I’m Paul Herron, a full-stack developer and technical manager.
I focus mainly on back-end development with tools like Symfony
and devops with tools like Docker

Setting up the Dell C1760NW printer in Manjaro Linux

by Paul Herron on 16 April 2020

Adding my Dell C1760NW printer via the Settings > Printers flow in Gnome didn’t work for me. It resulted in a ‘generic’ printer being set up that I was unable to print with.

With the generic printer set up though, you can go to Printer Details and declare the working drivers in there.

Printer details

This specific Dell printer doesn’t seem to be listed in the Select from Database... dialogue so a download is required.

There’s an existing blog post describing this process and this is really just a small variation on that. This printer is apparently a rebranded Xerox 6000B and it’s this driver we’ll use to make this work.

Get the files

Download the ‘Linux CUPS RPM print driver’ from the Xerox support page.

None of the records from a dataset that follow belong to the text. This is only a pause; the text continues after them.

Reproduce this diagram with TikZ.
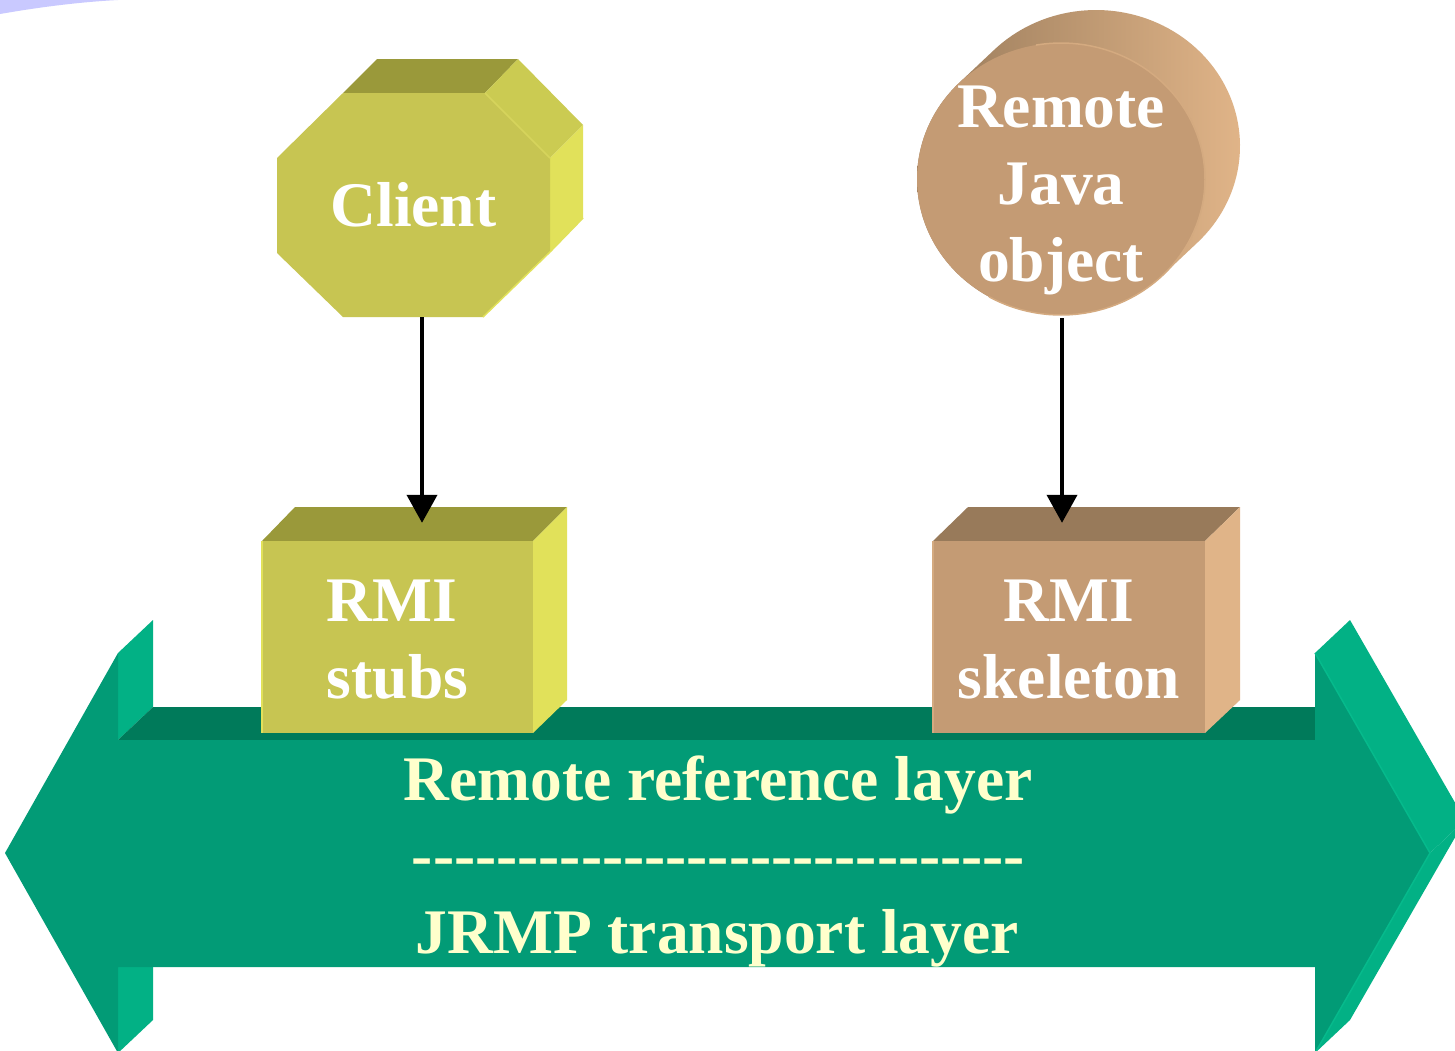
\documentclass[tikz,border=0pt]{standalone}
\usepackage{fontspec}
\setmainfont{Liberation Serif}
\usetikzlibrary{arrows.meta,calc}

% palette
\definecolor{lavender}{RGB}{201,201,255}
\definecolor{olfront}{RGB}{199,197,82}
\definecolor{oltop}{RGB}{154,153,58}
\definecolor{olside}{RGB}{225,225,90}
\definecolor{olbevel}{RGB}{203,203,82}
\definecolor{olrim}{RGB}{214,212,92}
\definecolor{brfront}{RGB}{196,155,116}
\definecolor{brtop}{RGB}{152,122,90}
\definecolor{brside}{RGB}{224,180,136}
\definecolor{brrim}{RGB}{212,170,128}
\definecolor{gfront}{RGB}{2,155,118}
\definecolor{gtop}{RGB}{0,122,90}
\definecolor{gside}{RGB}{2,177,133}
\definecolor{gedge}{RGB}{6,186,140}
\definecolor{layertext}{RGB}{255,255,204}

\tikzset{
  lbl/.style={font=\fontsize{63.5pt}{77pt}\selectfont\bfseries, text=white,
              align=center, inner sep=0pt},
  layerlbl/.style={lbl, text=layertext, anchor=base},
  conn/.style={line width=4pt, -{Triangle[width=30pt,length=28pt]}},
}

\begin{document}
\begin{tikzpicture}[x=1pt,y=-1pt]
\useasboundingbox (0,0) rectangle (1455,1050);
\clip (0,0) rectangle (1455,1050);
\fill[white] (0,0) rectangle (1455,1050);

% corner swoosh
\fill[lavender] (0,0) -- (0,14) .. controls (40,7) and (80,2) .. (118,0) -- cycle;

% ---------- layer arrow (3D, double headed) ----------
% visible depth faces
\fill[gside] (118,653) -- (153,620) -- (153,707) -- (118,740) -- cycle;
\fill[gside] (118,967) -- (153,934) -- (153,1020) -- (118,1053) -- cycle;
\fill[gtop]  (118,740) -- (153,707) -- (1350,707) -- (1315,740) -- cycle;
\fill[gside] (1315,653) -- (1350,620) -- (1465,820) -- (1430,853) -- cycle;
\fill[gside] (1430,853) -- (1465,820) -- (1350,1020) -- (1315,1053) -- cycle;
% front face
\fill[gfront] (5,853) -- (118,653) -- (118,740) -- (1315,740) -- (1315,653)
  -- (1430,853) -- (1315,1053) -- (1315,967) -- (118,967) -- (118,1053) -- cycle;
\draw[gedge, line width=1.5pt] (1315,653) -- (1430,853) -- (1315,1053);

% ---------- client octagon ----------
\fill[oltop] (343,93) -- (377,59) -- (518,59) -- (485,93) -- cycle;
\fill[olbevel] (485,93) -- (518,59) -- (583,125) -- (550,158) -- cycle;
\fill[olside] (550,158) -- (583,125) -- (583,218) -- (550,252) -- cycle;
\fill[olfront] (343,93) -- (485,93) -- (550,158) -- (550,252) -- (483,317)
  -- (343,317) -- (277,253) -- (277,158) -- cycle;
\draw[olrim, line width=1.5pt] (485,93) -- (550,158);
\draw[olside, line width=1.5pt] (550,252) -- (583,218);
\draw[olside, line width=1.5pt] (550,252) -- (483,317);
\node[lbl, minimum width=273pt, minimum height=224pt] (client) at (413.5,205) {Client};

% ---------- remote object cylinder ----------
\shade[left color=brtop, right color=brside]
  (959,83) -- plot[domain=135:-45,samples=80] ({1096+144*cos(\x)},{146-136*sin(\x)})
  -- (1163,275) -- plot[domain=-45:-225,samples=80] ({1061+144*cos(\x)},{179-136*sin(\x)})
  -- cycle;
\fill[brfront] (1061,179) ellipse [x radius=144, y radius=136];
\draw[brrim, line width=1.5pt] plot[domain=100:-120,samples=80] ({1061+144*cos(\x)},{179-136*sin(\x)});
\node[lbl, minimum width=288pt, minimum height=256pt] (rjo) at (1061,190) {Remote\\Java\\object};

% ---------- RMI stubs box ----------
\fill[oltop] (262,541) -- (295,507) -- (567,507) -- (533,541) -- cycle;
\fill[olside] (533,541) -- (567,507) -- (567,700) -- (533,733) -- cycle;
\fill[olfront] (262,541) rectangle (533,733);
\draw[olside, line width=1.5pt] (262,541) -- (262,733);
\node[lbl, align=left, minimum width=271pt, minimum height=192pt] (stubs) at (397.5,640) {RMI\\stubs};

% ---------- RMI skeleton box ----------
\fill[brtop] (933,541) -- (968,507) -- (1240,507) -- (1205,541) -- cycle;
\fill[brside] (1205,541) -- (1240,507) -- (1240,700) -- (1205,733) -- cycle;
\fill[brfront] (933,541) rectangle (1205,733);
\draw[brrim, line width=1.5pt] (933,541) -- (933,733);
\node[lbl, minimum width=272pt, minimum height=192pt] (skel) at (1069,640) {RMI\\skeleton};

% ---------- connectors ----------
\draw[conn] ($(client.south)+(8.5,0)$) -- ($(client.south |- stubs.north)+(8.5,-21)$);
\draw[conn] ($(rjo.south)+(1,0)$) -- ($(rjo.south |- skel.north)+(1,-21)$);

% ---------- layer labels ----------
\node[layerlbl] (reflayer) at (718,800) {Remote reference layer};
\node[layerlbl] (sepline) at (718.5,876) {\foreach \k in {1,...,29}{-\kern0pt}};
\node[layerlbl] (translayer) at (717,953) {JRMP transport layer};
\end{tikzpicture}
\end{document}
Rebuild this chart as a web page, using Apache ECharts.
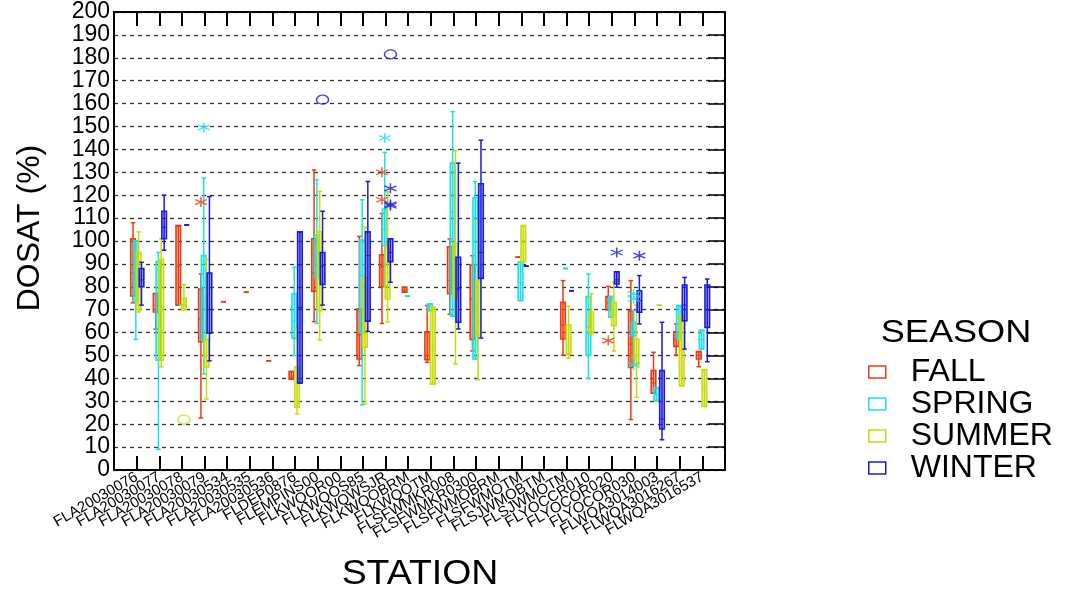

Extract that file and you should see two files of interest:

Xerox-Phaser_6000_6010-1.0-1.i686.rpm
Xerox_Phaser_6000B.ppd

That first extracted .rpm file is itself just an archive file, so open that too (you can right click on it and open it with Archive Manager, for example) and extract the usr directory that’s inside it.

RPM contents

And you should now be seeing all the extracted files you’ll need:

usr
Xerox_Phaser_6000B.ppd

Choose the driver file

RPM contents

Back in the Settings > Printers area, hit the ‘cog’ icon, go Printer Details and choose Install PPD File.... Select Xerox_Phaser_6000B.ppd that got extracted above.

I found that not much happened when choosing that file. But closing the dialogue should show that the ‘Xerox Phaser 6000B v1.0’ driver is now in use.

Move the dependencies into place

Assuming you’re already in the directory where you extracted the files, you can now do the following to move them into place:

sudo rsync -av usr/lib/cups/ /usr/lib/cups/
sudo chmod 755 -R /usr/lib/cups/filter
sudo chown -R root /usr/lib/cups/filter
sudo rsync -av usr/share/cups/ /usr/share/cups

That should be it. You should be able to print a test page. And if you want more detail you can see the printer status at localhost:631.